Go through the material and write it all out exactly, minus the pictures.

____ Stored data

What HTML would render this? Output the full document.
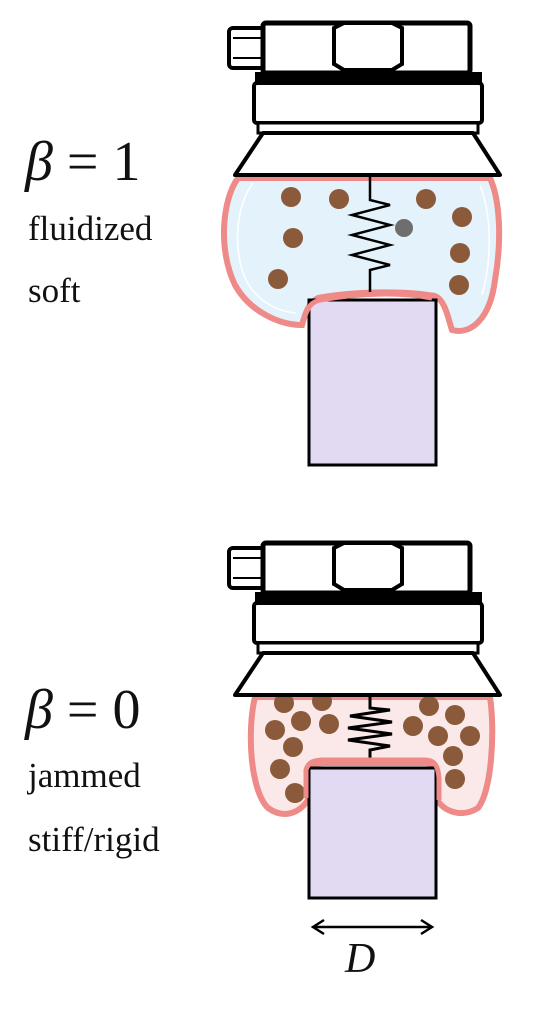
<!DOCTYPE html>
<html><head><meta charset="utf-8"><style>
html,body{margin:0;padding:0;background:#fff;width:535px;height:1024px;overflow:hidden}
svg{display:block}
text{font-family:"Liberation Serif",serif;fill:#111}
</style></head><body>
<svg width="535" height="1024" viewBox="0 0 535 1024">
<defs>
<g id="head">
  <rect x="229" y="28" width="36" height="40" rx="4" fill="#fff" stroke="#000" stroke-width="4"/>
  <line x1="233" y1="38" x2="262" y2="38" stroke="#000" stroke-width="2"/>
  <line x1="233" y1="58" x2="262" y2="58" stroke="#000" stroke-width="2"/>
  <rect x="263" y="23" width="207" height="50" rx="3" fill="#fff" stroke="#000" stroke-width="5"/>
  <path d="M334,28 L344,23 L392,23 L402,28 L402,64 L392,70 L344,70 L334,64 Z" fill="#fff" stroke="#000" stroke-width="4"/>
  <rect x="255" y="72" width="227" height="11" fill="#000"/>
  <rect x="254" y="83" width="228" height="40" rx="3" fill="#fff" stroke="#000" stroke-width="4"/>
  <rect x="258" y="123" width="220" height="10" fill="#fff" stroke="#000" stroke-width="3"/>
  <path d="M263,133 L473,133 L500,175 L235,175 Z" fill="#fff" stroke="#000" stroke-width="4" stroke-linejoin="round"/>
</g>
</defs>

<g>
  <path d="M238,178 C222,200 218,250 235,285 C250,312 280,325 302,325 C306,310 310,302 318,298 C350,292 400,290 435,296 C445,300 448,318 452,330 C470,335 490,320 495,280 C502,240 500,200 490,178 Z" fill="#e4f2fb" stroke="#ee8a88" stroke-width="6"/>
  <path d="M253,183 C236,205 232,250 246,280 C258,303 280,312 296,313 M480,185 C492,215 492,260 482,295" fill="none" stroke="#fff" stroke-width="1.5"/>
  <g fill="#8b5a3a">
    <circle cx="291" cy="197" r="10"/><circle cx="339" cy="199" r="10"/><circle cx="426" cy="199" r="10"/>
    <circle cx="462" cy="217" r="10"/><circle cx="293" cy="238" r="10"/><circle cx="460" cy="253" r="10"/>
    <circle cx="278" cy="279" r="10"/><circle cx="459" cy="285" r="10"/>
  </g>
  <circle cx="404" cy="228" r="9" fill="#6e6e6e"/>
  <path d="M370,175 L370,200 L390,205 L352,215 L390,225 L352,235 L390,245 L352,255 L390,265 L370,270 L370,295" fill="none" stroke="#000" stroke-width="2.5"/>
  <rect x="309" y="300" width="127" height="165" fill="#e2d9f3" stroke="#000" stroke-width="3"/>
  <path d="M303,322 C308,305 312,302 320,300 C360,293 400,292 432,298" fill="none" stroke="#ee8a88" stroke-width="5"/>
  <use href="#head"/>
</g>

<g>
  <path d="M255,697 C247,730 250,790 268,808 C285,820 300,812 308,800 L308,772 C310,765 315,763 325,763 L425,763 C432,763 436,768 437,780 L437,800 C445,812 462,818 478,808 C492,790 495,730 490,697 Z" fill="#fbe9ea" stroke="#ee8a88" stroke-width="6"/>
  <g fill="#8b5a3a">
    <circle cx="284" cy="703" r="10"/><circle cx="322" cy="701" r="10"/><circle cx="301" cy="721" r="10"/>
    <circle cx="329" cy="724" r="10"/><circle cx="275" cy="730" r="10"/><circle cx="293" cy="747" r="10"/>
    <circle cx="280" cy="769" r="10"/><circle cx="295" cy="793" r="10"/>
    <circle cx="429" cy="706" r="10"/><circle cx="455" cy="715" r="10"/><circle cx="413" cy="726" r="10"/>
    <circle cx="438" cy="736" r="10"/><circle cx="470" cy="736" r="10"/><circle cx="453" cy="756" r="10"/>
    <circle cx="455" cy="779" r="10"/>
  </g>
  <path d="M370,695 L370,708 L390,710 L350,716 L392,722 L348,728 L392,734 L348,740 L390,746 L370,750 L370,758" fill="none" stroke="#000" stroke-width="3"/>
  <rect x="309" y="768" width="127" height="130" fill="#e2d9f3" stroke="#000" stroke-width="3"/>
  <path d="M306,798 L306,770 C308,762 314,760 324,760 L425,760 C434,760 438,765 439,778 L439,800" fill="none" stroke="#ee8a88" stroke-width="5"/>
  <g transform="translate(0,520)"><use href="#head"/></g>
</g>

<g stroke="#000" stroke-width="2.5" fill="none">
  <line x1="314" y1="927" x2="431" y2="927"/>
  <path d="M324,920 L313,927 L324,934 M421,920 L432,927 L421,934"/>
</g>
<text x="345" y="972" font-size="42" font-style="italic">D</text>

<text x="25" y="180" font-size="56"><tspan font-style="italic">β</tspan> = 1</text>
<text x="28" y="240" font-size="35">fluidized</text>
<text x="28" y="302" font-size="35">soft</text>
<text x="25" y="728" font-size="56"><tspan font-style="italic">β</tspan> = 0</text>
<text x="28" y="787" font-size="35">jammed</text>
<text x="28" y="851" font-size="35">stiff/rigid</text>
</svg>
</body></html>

________

§ Solution to the exercise
What HTML would render this? Output the full document.
<!DOCTYPE html>
<html><head><meta charset="utf-8"><style>
html,body{margin:0;padding:0;background:#fff;width:535px;height:1024px;overflow:hidden}
svg{display:block}
text{font-family:"Liberation Serif",serif;fill:#111}
</style></head><body>
<svg width="535" height="1024" viewBox="0 0 535 1024">
<defs>
<g id="head">
  <rect x="229" y="28" width="36" height="40" rx="4" fill="#fff" stroke="#000" stroke-width="4"/>
  <line x1="233" y1="38" x2="262" y2="38" stroke="#000" stroke-width="2"/>
  <line x1="233" y1="58" x2="262" y2="58" stroke="#000" stroke-width="2"/>
  <rect x="263" y="23" width="207" height="50" rx="3" fill="#fff" stroke="#000" stroke-width="5"/>
  <path d="M334,28 L344,23 L392,23 L402,28 L402,64 L392,70 L344,70 L334,64 Z" fill="#fff" stroke="#000" stroke-width="4"/>
  <rect x="255" y="72" width="227" height="11" fill="#000"/>
  <rect x="254" y="83" width="228" height="40" rx="3" fill="#fff" stroke="#000" stroke-width="4"/>
  <rect x="258" y="123" width="220" height="10" fill="#fff" stroke="#000" stroke-width="3"/>
  <path d="M263,133 L473,133 L500,175 L235,175 Z" fill="#fff" stroke="#000" stroke-width="4" stroke-linejoin="round"/>
</g>
</defs>

<g>
  <path d="M238,178 C222,200 218,250 235,285 C250,312 280,325 302,325 C306,310 310,302 318,298 C350,292 400,290 435,296 C445,300 448,318 452,330 C470,335 490,320 495,280 C502,240 500,200 490,178 Z" fill="#e4f2fb" stroke="#ee8a88" stroke-width="6"/>
  <path d="M253,183 C236,205 232,250 246,280 C258,303 280,312 296,313 M480,185 C492,215 492,260 482,295" fill="none" stroke="#fff" stroke-width="1.5"/>
  <g fill="#8b5a3a">
    <circle cx="291" cy="197" r="10"/><circle cx="339" cy="199" r="10"/><circle cx="426" cy="199" r="10"/>
    <circle cx="462" cy="217" r="10"/><circle cx="293" cy="238" r="10"/><circle cx="460" cy="253" r="10"/>
    <circle cx="278" cy="279" r="10"/><circle cx="459" cy="285" r="10"/>
  </g>
  <circle cx="404" cy="228" r="9" fill="#6e6e6e"/>
  <path d="M370,175 L370,200 L390,205 L352,215 L390,225 L352,235 L390,245 L352,255 L390,265 L370,270 L370,295" fill="none" stroke="#000" stroke-width="2.5"/>
  <rect x="309" y="300" width="127" height="165" fill="#e2d9f3" stroke="#000" stroke-width="3"/>
  <path d="M303,322 C308,305 312,302 320,300 C360,293 400,292 432,298" fill="none" stroke="#ee8a88" stroke-width="5"/>
  <use href="#head"/>
</g>

<g>
  <path d="M255,697 C247,730 250,790 268,808 C285,820 300,812 308,800 L308,772 C310,765 315,763 325,763 L425,763 C432,763 436,768 437,780 L437,800 C445,812 462,818 478,808 C492,790 495,730 490,697 Z" fill="#fbe9ea" stroke="#ee8a88" stroke-width="6"/>
  <g fill="#8b5a3a">
    <circle cx="284" cy="703" r="10"/><circle cx="322" cy="701" r="10"/><circle cx="301" cy="721" r="10"/>
    <circle cx="329" cy="724" r="10"/><circle cx="275" cy="730" r="10"/><circle cx="293" cy="747" r="10"/>
    <circle cx="280" cy="769" r="10"/><circle cx="295" cy="793" r="10"/>
    <circle cx="429" cy="706" r="10"/><circle cx="455" cy="715" r="10"/><circle cx="413" cy="726" r="10"/>
    <circle cx="438" cy="736" r="10"/><circle cx="470" cy="736" r="10"/><circle cx="453" cy="756" r="10"/>
    <circle cx="455" cy="779" r="10"/>
  </g>
  <path d="M370,695 L370,708 L390,710 L350,716 L392,722 L348,728 L392,734 L348,740 L390,746 L370,750 L370,758" fill="none" stroke="#000" stroke-width="3"/>
  <rect x="309" y="768" width="127" height="130" fill="#e2d9f3" stroke="#000" stroke-width="3"/>
  <path d="M306,798 L306,770 C308,762 314,760 324,760 L425,760 C434,760 438,765 439,778 L439,800" fill="none" stroke="#ee8a88" stroke-width="5"/>
  <g transform="translate(0,520)"><use href="#head"/></g>
</g>

<g stroke="#000" stroke-width="2.5" fill="none">
  <line x1="314" y1="927" x2="431" y2="927"/>
  <path d="M324,920 L313,927 L324,934 M421,920 L432,927 L421,934"/>
</g>
<text x="345" y="972" font-size="42" font-style="italic">D</text>

<text x="25" y="180" font-size="56"><tspan font-style="italic">β</tspan> = 1</text>
<text x="28" y="240" font-size="35">fluidized</text>
<text x="28" y="302" font-size="35">soft</text>
<text x="25" y="728" font-size="56"><tspan font-style="italic">β</tspan> = 0</text>
<text x="28" y="787" font-size="35">jammed</text>
<text x="28" y="851" font-size="35">stiff/rigid</text>
</svg>
</body></html>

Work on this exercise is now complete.